Georgia State Rep. BuBose Porter (D)

Georgia State Rep. BuBose Porter (D)

  “Perhaps most galling, when our country is fighting two wars, Governor Perdue believes it is acceptable to evict 81 veterans from the Georgia War Veterans Home in Milledgeville, for a savings of $2.7 million. Meanwhile, projects such as a $7.3 million horse park expansion at the Agri-Center in Perry and $19 million for the Go-Fish program, both in the Governor’s home county, continue to move forward.
  “These people volunteered to serve their country and put their lives on the line for our freedom, but instead we are going to let them go homeless while we make boat ramps and horse shows a priority during a budget crisis. Those are not the values of Georgia’s citizens or Georgia Democrats.” said Senator Brown.  “This is no longer just a fiscal issue.  This is a moral issue.”
  Senator Brown and Representative Porter noted that waiting for January to fix the problem is no solution at all. “With every day that goes by, the budget gets further out of balance, and we get deeper and deeper into a hole,” said Representative Porter.

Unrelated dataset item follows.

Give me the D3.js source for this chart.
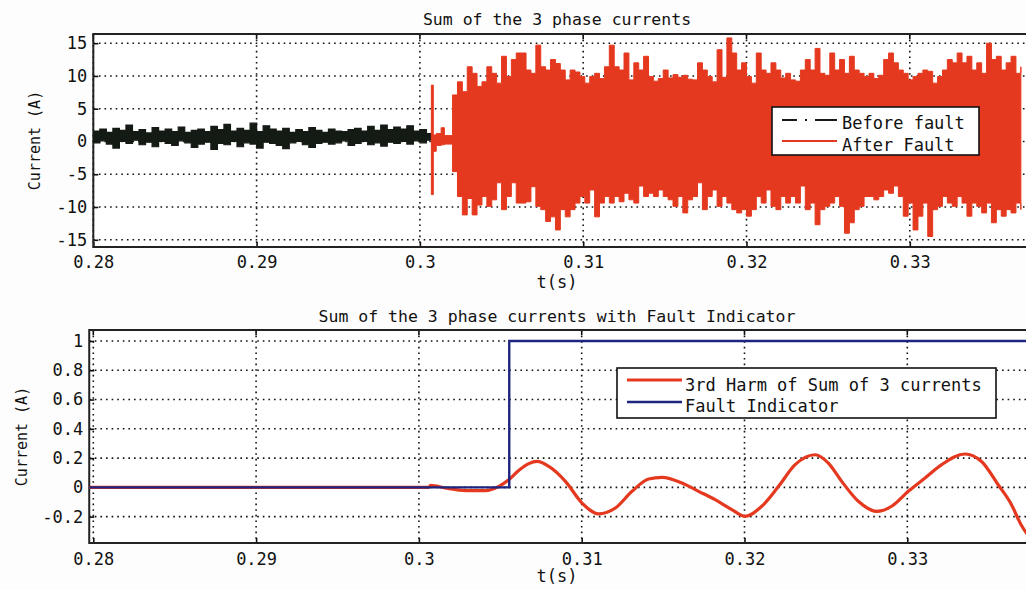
<!DOCTYPE html>
<html>
<head>
<meta charset="utf-8">
<script src="https://cdn.jsdelivr.net/npm/d3@7"></script>
<style>
  body { margin: 0; background: #fdfdfd; }
  svg { display: block; }
  text { font-family: "DejaVu Sans Mono", monospace; fill: #111; }
</style>
</head>
<body>
<svg id="chart" width="1026" height="590"></svg>
<script>
// ---- data ----
// top plot, before fault: band around the noise (sampled every 0.4 ms from 0.28 s)
const beforeT0 = 0.28, beforeDt = 0.0004;
const beforeHi = [1.6, 1.9, 1.4, 2.0, 1.7, 2.5, 1.5, 1.8, 1.3, 2.1, 1.6, 1.9, 1.5, 2.2, 1.4, 1.7, 1.9, 1.5, 2.3, 1.8,
  2.6, 1.6, 2.0, 1.7, 2.8, 1.5, 2.4, 1.9, 1.6, 2.0, 1.4, 1.8, 1.5, 2.1, 1.7, 1.4, 1.9, 1.6, 1.5, 1.8,
  2.0, 1.6, 2.3, 1.7, 2.5, 1.8, 2.2, 1.9, 2.4, 1.6, 1.8, 1.2];
const beforeLo = [-0.2, 0.1, -0.4, -1.0, 0.0, -0.3, 0.2, -0.5, -0.1, -0.8, 0.0, -0.3, -0.6, 0.1, -0.2, -0.9, -0.4, -0.1, -1.2, -0.3,
  -0.5, 0.0, -0.8, -0.2, -0.4, -1.0, -0.1, -0.3, -0.6, -1.1, -0.2, 0.0, -0.5, -0.9, -0.3, -0.1, -0.4, -0.2, 0.1, -0.6,
  -0.3, 0.0, -0.5, -0.2, -0.7, -0.1, -0.3, 0.0, -0.4, 0.1, -0.2, 0.2];

// top plot, fault onset [t, low, high]
const onset = [[0.30070, -8.1, 8.6], [0.30082, -1.5, 1.0], [0.30100, -0.6, 1.2], [0.30130, -0.5, 2.1],
  [0.30150, -0.4, 0.9], [0.30180, -0.4, 0.9]];

// top plot, after fault: peaks (sampled every 0.3 ms from 0.302 s)
const afterT0 = 0.3020, afterDt = 0.0003;
const afterHi = [7.1, 9.1, 7.6, 11.4, 10.4, 8.4, 9.1, 11.4, 10.4, 8.9, 13.0, 9.9, 12.5, 13.5, 13.5, 10.9, 10.4, 14.7, 11.4, 10.9,
  12.5, 11.9, 10.9, 9.4, 10.9, 10.6, 9.9, 8.9, 9.9, 10.4, 9.6, 11.4, 14.7, 11.4, 10.9,
  13.5, 9.4, 12.0, 10.9, 13.0, 9.9, 9.2, 9.6, 10.9, 9.7, 10.2, 9.8, 10.1, 9.5, 9.4, 12.0, 10.9, 9.9, 9.1, 14.0,
  9.8, 15.8, 13.5, 10.9, 12.0, 9.9, 8.9, 13.5, 10.9, 10.4, 12.0, 10.9, 9.7, 10.4, 9.4, 9.2, 10.9, 12.5, 10.9, 14.2, 10.4, 10.1,
  13.5, 10.9, 12.5, 10.4, 13.0, 10.9, 10.4, 9.9, 10.4, 9.6, 10.1, 12.5, 13.5, 12.0, 10.9, 10.4, 9.4, 9.9, 10.4, 10.9,
  10.7, 8.9, 9.9, 10.9, 12.5, 12.0, 13.5, 12.0, 13.0, 10.9, 12.0, 10.4, 15.0, 12.5, 13.0, 10.9, 12.0, 13.0, 10.4, 11.4];
const afterLo = [-4.6, -8.4, -11.2, -8.7, -11.2, -9.7, -8.4, -9.9, -8.9, -6.3, -10.4, -8.4, -6.3, -9.4, -9.4, -9.2, -6.9, -9.9, -10.4, -12.2,
  -11.5, -13.5, -10.4, -11.5, -10.4, -9.4, -8.4, -9.4, -7.4, -11.5, -9.4, -8.4, -9.4, -8.4, -9.2,
  -7.9, -8.9, -9.4, -6.8, -8.4, -7.9, -8.4, -7.4, -8.4, -8.9, -9.9, -8.4, -10.9, -8.9, -8.4, -6.3, -10.4, -8.4, -7.4, -9.9,
  -8.4, -9.4, -10.4, -10.9, -10.4, -11.4, -10.4, -8.4, -9.4, -7.4, -9.9, -10.4, -8.4, -9.4, -8.4, -9.4, -6.8, -10.4, -9.4, -12.7, -10.4, -9.9,
  -9.4, -8.4, -9.9, -14.0, -12.4, -10.4, -9.9, -8.4, -8.4, -8.9, -8.4, -7.4, -7.9, -6.8, -8.4, -11.4, -9.4, -13.5, -11.4, -9.4,
  -14.5, -10.4, -9.9, -8.4, -9.4, -9.9, -8.4, -9.4, -11.4, -9.4, -9.9, -10.9, -9.4, -12.4, -10.4, -11.4, -10.4, -10.9, -9.4, -10.4];

// bottom plot: 3rd harmonic [t, value]
const harm = [[0.27975, 0], [0.3006, 0], [0.30072, 0.014], [0.3016, -0.004], [0.3029, -0.022], [0.3041, -0.022],
  [0.30491, 0.007], [0.30552, 0.052], [0.30613, 0.115], [0.30675, 0.162], [0.30726, 0.177], [0.30798, 0.143],
  [0.30900, 0.041], [0.31002, -0.107], [0.31104, -0.181], [0.31207, -0.141], [0.31309, -0.027], [0.31411, 0.057],
  [0.31493, 0.068], [0.31616, 0.030], [0.31718, -0.027], [0.31820, -0.084], [0.31922, -0.152], [0.32004, -0.198],
  [0.32106, -0.129], [0.32209, 0.007], [0.32311, 0.155], [0.32434, 0.223], [0.32515, 0.166], [0.32597, 0.041],
  [0.32699, -0.095], [0.32812, -0.164], [0.32904, -0.129], [0.33006, -0.027], [0.33109, 0.064], [0.33211, 0.155],
  [0.33354, 0.228], [0.33456, 0.177], [0.33558, 0.018], [0.33640, -0.118], [0.33698, -0.254], [0.3375, -0.34]];

// bottom plot: fault indicator steps [t, value]
const indicator = [[0.27975, 0], [0.30555, 0], [0.30555, 1], [0.345, 1]];

const xTicks = [0.28, 0.29, 0.30, 0.31, 0.32, 0.33];
const yTicksTop = [-15, -10, -5, 0, 5, 10, 15];
const yTicksBot = [-0.2, 0, 0.2, 0.4, 0.6, 0.8, 1];

const red = '#e5391f', navy = '#1d2580', dark = '#141a14';

const svg = d3.select('#chart');

// plain hyphen for negatives, like the original
const fmt = d => d3.format('~g')(d).replace('\u2212', '-');

// ---- scales ----
const xTop = d3.scaleLinear().domain([0.28, 0.34]).range([93.3, 93.3 + 6 * 163.3]);
const yTop = d3.scaleLinear().domain([-16.1, 16.4]).range([247, 34]);
const xBot = d3.scaleLinear().domain([0.28, 0.34]).range([93.3, 93.3 + 6 * 162.8]);
const yBot = d3.scaleLinear().domain([-0.38, 1.075]).range([543, 330]);

function panel(x, y, x0, yTicks, title, titleY, labelX, xLabY, tickPad) {
  const left = x(x0), right = 1100, top = y.range()[1], bottom = y.range()[0];
  const g = svg.append('g');
  g.append('rect').attr('x', left).attr('y', top).attr('width', right - left).attr('height', bottom - top)
    .attr('fill', '#fff');

  // dotted grid
  g.selectAll('.gx').data(xTicks).join('line')
    .attr('x1', d => x(d)).attr('x2', d => x(d)).attr('y1', top).attr('y2', bottom)
    .attr('stroke', '#111').attr('stroke-width', 1.6).attr('stroke-dasharray', '1.6,4');
  g.selectAll('.gy').data(yTicks).join('line')
    .attr('x1', left).attr('x2', right).attr('y1', d => y(d)).attr('y2', d => y(d))
    .attr('stroke', '#111').attr('stroke-width', 1.6).attr('stroke-dasharray', '1.6,4');

  // axes with inward ticks
  const ax = g.append('g').attr('transform', `translate(0,${bottom})`)
    .call(d3.axisBottom(x).tickValues(xTicks).tickSize(-5).tickSizeOuter(0).tickPadding(tickPad).tickFormat(fmt));
  const ay = g.append('g').attr('transform', `translate(${left},0)`)
    .call(d3.axisLeft(y).tickValues(yTicks).tickSize(-5).tickSizeOuter(0).tickPadding(6).tickFormat(fmt));
  [ax, ay].forEach(a => {
    a.select('.domain').remove();
    a.selectAll('line').attr('stroke', '#111').attr('stroke-width', 1.6);
    a.selectAll('text').style('font-family', '"DejaVu Sans Mono", monospace').style('font-size', '17px')
      .attr('fill', '#111');
  });
  // top ticks
  g.selectAll('.tt').data(xTicks).join('line')
    .attr('x1', d => x(d)).attr('x2', d => x(d)).attr('y1', top).attr('y2', top + 5)
    .attr('stroke', '#111').attr('stroke-width', 1.6);

  // box
  g.append('path').attr('d', `M${right},${top}H${left}V${bottom}H${right}`)
    .attr('fill', 'none').attr('stroke', '#222').attr('stroke-width', 2);

  g.append('text').attr('x', 557).attr('y', titleY).attr('text-anchor', 'middle')
    .style('font-size', '16.5px').text(title);
  g.append('text').attr('x', 557).attr('y', xLabY).attr('text-anchor', 'middle')
    .style('font-size', '17px').text('t(s)');
  g.append('text').attr('transform', `translate(${labelX},${(top + bottom) / 2}) rotate(-90)`)
    .attr('text-anchor', 'middle').attr('dy', '0.35em').style('font-size', '15px').text('Current (A)');

  svg.append('clipPath').attr('id', 'clip' + titleY).append('rect')
    .attr('x', left).attr('y', top).attr('width', right - left).attr('height', bottom - top);
  return svg.append('g').attr('clip-path', `url(#clip${titleY})`);
}

// ---- top panel ----
const gTop = panel(xTop, yTop, 0.28, yTicksTop, 'Sum of the 3 phase currents', 25, 35, 288, 9);

const beforeData = beforeHi.map((h, i) => ({ t: beforeT0 + i * beforeDt, lo: beforeLo[i], hi: h }));
beforeData.push({ t: 0.30075, lo: beforeLo[beforeLo.length - 1], hi: beforeHi[beforeHi.length - 1] });
const afterData = onset.map(d => ({ t: d[0], lo: d[1], hi: d[2] }))
  .concat(afterHi.map((h, i) => ({ t: afterT0 + i * afterDt, lo: afterLo[i], hi: h })));

const band = (x, y) => d3.area().curve(d3.curveStepAfter)
  .x(d => x(d.t)).y0(d => y(d.lo)).y1(d => y(d.hi));

gTop.append('path').datum(beforeData).attr('d', band(xTop, yTop))
  .attr('fill', dark).attr('stroke', dark).attr('stroke-width', 1.2);
gTop.append('path').datum(afterData).attr('d', band(xTop, yTop))
  .attr('fill', red).attr('stroke', red).attr('stroke-width', 1);

// top legend
const lg1 = svg.append('g');
lg1.append('rect').attr('x', 772).attr('y', 107).attr('width', 207).attr('height', 48)
  .attr('fill', '#fff').attr('stroke', '#111').attr('stroke-width', 1.6);
lg1.append('line').attr('x1', 782).attr('x2', 837).attr('y1', 120).attr('y2', 120)
  .attr('stroke', dark).attr('stroke-width', 2).attr('stroke-dasharray', '15,8,2,8,30');
lg1.append('line').attr('x1', 782).attr('x2', 837).attr('y1', 141).attr('y2', 141)
  .attr('stroke', red).attr('stroke-width', 2);
lg1.append('text').attr('x', 842).attr('y', 123).attr('dy', '0.35em').style('font-size', '17px').text('Before fault');
lg1.append('text').attr('x', 842).attr('y', 145).attr('dy', '0.35em').style('font-size', '17px').text('After Fault');

// ---- bottom panel ----
const gBot = panel(xBot, yBot, 0.27975, yTicksBot,
  'Sum of the 3 phase currents with Fault Indicator', 322, 22, 582, 10);

const line = (x, y) => d3.line().x(d => x(d[0])).y(d => y(d[1]));
gBot.append('path').datum(harm).attr('d', line(xBot, yBot).curve(d3.curveMonotoneX))
  .attr('fill', 'none').attr('stroke', red).attr('stroke-width', 3.2);
gBot.append('path').datum(indicator).attr('d', line(xBot, yBot))
  .attr('fill', 'none').attr('stroke', navy).attr('stroke-width', 2.4);

// bottom legend
const lg2 = svg.append('g');
lg2.append('rect').attr('x', 617).attr('y', 368).attr('width', 379).attr('height', 50)
  .attr('fill', '#fff').attr('stroke', '#111').attr('stroke-width', 1.6);
lg2.append('line').attr('x1', 627).attr('x2', 682).attr('y1', 380).attr('y2', 380)
  .attr('stroke', red).attr('stroke-width', 3.2);
lg2.append('line').attr('x1', 627).attr('x2', 682).attr('y1', 402).attr('y2', 402)
  .attr('stroke', navy).attr('stroke-width', 2.6);
lg2.append('text').attr('x', 685).attr('y', 385).attr('dy', '0.35em').style('font-size', '17px')
  .text('3rd Harm of Sum of 3 currents');
lg2.append('text').attr('x', 685).attr('y', 406).attr('dy', '0.35em').style('font-size', '17px')
  .text('Fault Indicator');
</script>
</body>
</html>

Let’s Hope Gov. Perdue Doesn’t Mess with FDR State Park

September 8, 2008

  Since I have so many fond memories of Franklin D. Roosevelt State Park atop Pine Mountain, I am glad to know that maybe it won’t be affected – though it could – by the new round of state budget cuts. According to the Atlanta Journal-Constitution, FDR State Park is not losing money.  Last year it was 2nd only to Vogel State Park in making money, ending up in the black by $220, 884.  

F.D. Roosevelt State Park

CCC built stone cabin, courtesy: F.D. Roosevelt State Park

  The top money loser was Amicalola Falls and Lodge, ending 2007 in the red by almost $700 thousand. Tallulah Gorge State Park was second to the top, losing almost $500 thousand.

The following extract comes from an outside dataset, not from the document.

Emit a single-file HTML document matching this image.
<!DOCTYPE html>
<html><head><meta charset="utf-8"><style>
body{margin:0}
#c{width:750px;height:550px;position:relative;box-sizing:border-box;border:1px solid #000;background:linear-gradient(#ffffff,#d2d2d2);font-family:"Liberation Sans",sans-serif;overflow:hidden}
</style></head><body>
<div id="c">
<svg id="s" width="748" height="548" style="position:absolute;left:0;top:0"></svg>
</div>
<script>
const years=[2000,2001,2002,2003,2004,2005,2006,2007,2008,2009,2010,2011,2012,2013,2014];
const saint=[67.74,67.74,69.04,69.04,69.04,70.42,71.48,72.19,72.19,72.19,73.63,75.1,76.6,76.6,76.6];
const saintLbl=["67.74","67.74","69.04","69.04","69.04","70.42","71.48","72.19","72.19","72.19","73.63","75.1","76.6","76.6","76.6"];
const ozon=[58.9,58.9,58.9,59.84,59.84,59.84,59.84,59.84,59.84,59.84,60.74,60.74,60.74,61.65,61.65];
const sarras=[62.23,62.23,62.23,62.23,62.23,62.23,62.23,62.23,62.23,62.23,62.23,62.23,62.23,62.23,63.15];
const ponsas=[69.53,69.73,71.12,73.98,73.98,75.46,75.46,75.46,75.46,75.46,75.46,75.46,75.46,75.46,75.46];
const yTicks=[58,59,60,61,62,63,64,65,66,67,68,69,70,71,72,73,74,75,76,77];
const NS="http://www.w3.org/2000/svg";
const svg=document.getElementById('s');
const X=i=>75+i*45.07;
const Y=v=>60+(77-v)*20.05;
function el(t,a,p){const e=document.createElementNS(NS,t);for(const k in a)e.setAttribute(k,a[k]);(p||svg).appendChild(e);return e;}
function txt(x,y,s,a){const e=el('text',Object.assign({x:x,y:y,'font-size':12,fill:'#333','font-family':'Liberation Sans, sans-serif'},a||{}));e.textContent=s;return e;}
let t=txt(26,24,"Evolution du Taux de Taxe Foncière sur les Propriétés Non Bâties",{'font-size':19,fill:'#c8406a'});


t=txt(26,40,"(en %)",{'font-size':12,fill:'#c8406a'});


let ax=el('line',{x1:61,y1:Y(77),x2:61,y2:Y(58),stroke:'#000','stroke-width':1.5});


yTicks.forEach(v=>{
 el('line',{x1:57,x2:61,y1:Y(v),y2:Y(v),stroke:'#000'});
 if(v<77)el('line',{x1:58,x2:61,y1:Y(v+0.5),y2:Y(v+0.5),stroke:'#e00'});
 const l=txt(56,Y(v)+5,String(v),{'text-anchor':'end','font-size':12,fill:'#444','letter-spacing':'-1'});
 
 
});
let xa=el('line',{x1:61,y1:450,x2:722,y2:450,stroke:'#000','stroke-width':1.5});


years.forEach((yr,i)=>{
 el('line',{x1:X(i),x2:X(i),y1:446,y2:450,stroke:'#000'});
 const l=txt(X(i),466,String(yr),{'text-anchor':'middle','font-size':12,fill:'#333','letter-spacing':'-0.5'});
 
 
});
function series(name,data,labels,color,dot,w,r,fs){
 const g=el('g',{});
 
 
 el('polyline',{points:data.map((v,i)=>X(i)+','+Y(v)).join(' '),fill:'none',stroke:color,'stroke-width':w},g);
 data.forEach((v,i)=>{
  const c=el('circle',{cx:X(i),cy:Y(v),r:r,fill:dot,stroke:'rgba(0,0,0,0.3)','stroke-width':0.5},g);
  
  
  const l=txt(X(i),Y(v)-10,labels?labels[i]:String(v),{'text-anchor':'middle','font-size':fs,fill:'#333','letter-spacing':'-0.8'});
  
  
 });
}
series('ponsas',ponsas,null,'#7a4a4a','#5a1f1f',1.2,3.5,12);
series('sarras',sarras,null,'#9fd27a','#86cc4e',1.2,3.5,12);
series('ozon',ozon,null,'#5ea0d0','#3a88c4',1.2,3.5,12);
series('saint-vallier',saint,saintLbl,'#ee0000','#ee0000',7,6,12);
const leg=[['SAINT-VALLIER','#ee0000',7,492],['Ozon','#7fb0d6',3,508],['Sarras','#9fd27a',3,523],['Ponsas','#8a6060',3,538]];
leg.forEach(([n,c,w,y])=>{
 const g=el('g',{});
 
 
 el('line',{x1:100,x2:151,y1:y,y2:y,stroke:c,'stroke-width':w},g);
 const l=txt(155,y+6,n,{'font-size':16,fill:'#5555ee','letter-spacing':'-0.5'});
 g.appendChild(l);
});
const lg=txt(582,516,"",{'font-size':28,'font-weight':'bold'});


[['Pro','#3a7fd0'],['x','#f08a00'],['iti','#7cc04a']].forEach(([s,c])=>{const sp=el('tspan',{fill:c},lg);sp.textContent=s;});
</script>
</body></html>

    The Georgia Board of Natural Resources has agreed to cut hours or even close six state parks and seven historic sites. It’s part of Governor Perdue’s call to cut $1.6 billion from the state’s $21 billion budget. The natural resources department plans to make cuts that will add up to about $2 million. This means cutting down on hours and perhaps days that parks will be open, and reducing personnel that operate and police them. This has already happened to a number of sites. 

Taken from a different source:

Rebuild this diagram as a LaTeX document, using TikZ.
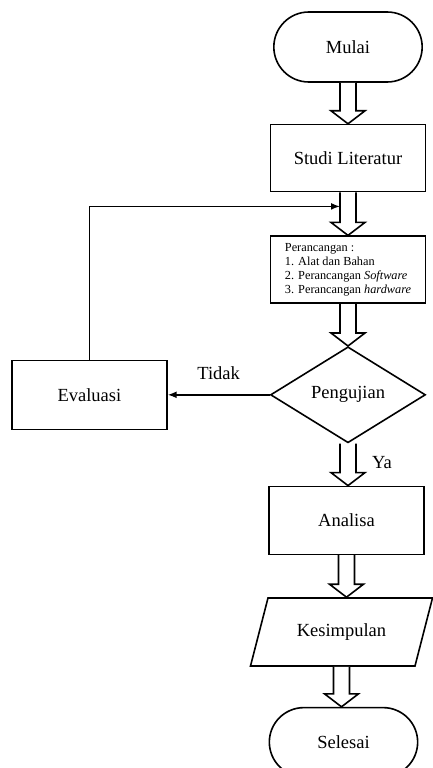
\documentclass[tikz,border=0pt]{standalone}
\usepackage{fontspec}
\setmainfont{Liberation Serif}
\usetikzlibrary{arrows.meta,positioning,shapes.geometric,shapes.misc,calc}
\tikzset{
  term/.style={draw,rounded rectangle,line width=1.6pt,minimum width=155pt,
               minimum height=70pt,font=\fontsize{18.5}{22}\selectfont},
  box/.style={draw,rectangle,line width=1.6pt,minimum width=155pt,
              minimum height=67pt,align=left,font=\fontsize{18.5}{22}\selectfont},
  dec/.style={draw,diamond,aspect=1.6,line width=1.6pt,minimum width=155pt,
              minimum height=96pt,inner sep=0pt,font=\fontsize{18.5}{22}\selectfont},
  io/.style={draw,trapezium,trapezium left angle=64,trapezium right angle=116,
             trapezium stretches=true,line width=1.6pt,minimum width=182pt,
             minimum height=68pt,font=\fontsize{18.5}{22}\selectfont},
  hol/.style={draw,line width=1.6pt,fill=white},
  ar/.style={-{Latex[length=9pt,width=7pt]},line width=1.6pt},
  lab/.style={font=\fontsize{18.5}{22}\selectfont,inner sep=2pt},
}
% hollow block arrow from the bottom of #1 to the top of #2
\newcommand{\holarrow}[2]{%
  \draw[hol] ($(#1.south)+(-8pt,0)$) -- ($(#1.south |- #2.north)+(-8pt,13pt)$)
    -- ($(#1.south |- #2.north)+(-17pt,13pt)$) -- (#1.south |- #2.north)
    -- ($(#1.south |- #2.north)+(17pt,13pt)$) -- ($(#1.south |- #2.north)+(8pt,13pt)$)
    -- ($(#1.south)+(8pt,0)$);}

\begin{document}
\begin{tikzpicture}[node distance=42pt and 102pt]
    \useasboundingbox (-348pt,47pt) rectangle (85pt,-721pt);
    \node[term] (mulai) {Mulai};
    \node[box,below=41pt of mulai] (studi) {Studi Literatur};
    \node[box,below=43pt of studi,font=\fontsize{12.3}{14}\selectfont] (rancang)
      {Perancangan :\\1. Alat dan Bahan\\2. Perancangan \textit{Software}\\3. Perancangan \textit{hardware}};
    \node[dec,below=of rancang] (uji) {Pengujian};
    \node[box,left=of uji,minimum height=69pt] (eval) {Evaluasi};
    \node[box,below=of uji,xshift=-1.5pt,minimum height=68pt] (analisa) {Analisa};
    \node[io,below=of analisa,xshift=-5pt] (simpul) {Kesimpulan};
    \node[term,below=40pt of simpul,xshift=2pt,minimum height=69pt] (selesai) {Selesai};
    \holarrow{mulai}{studi}
    \holarrow{studi}{rancang}
    \holarrow{rancang}{uji}
    \holarrow{uji}{analisa}
    \holarrow{analisa}{simpul}
    \holarrow{simpul}{selesai}
    \coordinate (masuk) at ($(studi.south)+(-8pt,-14pt)$);
    \draw[ar] (uji.west) -- node[lab,above=12pt]{Tidak} (eval.east);
    \draw[ar] (eval.north) |- (masuk);
    \node[lab] (ya) at ($(uji.south)+(34pt,-19pt)$) {Ya};
\end{tikzpicture}
\end{document}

  Maybe the state government needs to consider why FDR is such a charming park. It’s rustically beautiful stone welcome center and museum, which, for years was an inn with cabins and a restaurant, and impressive stone Liberty Bell-shaped swimming pool that is filled with cool spring water, were built by the Civilian Conservation Corps, or CCC, in the 1930’s. It was constructed as part of the Roosevelt administration works program to provide jobs for Americans. The state is cutting jobs at a time of economic downturn.  Maybe they need to read a little history.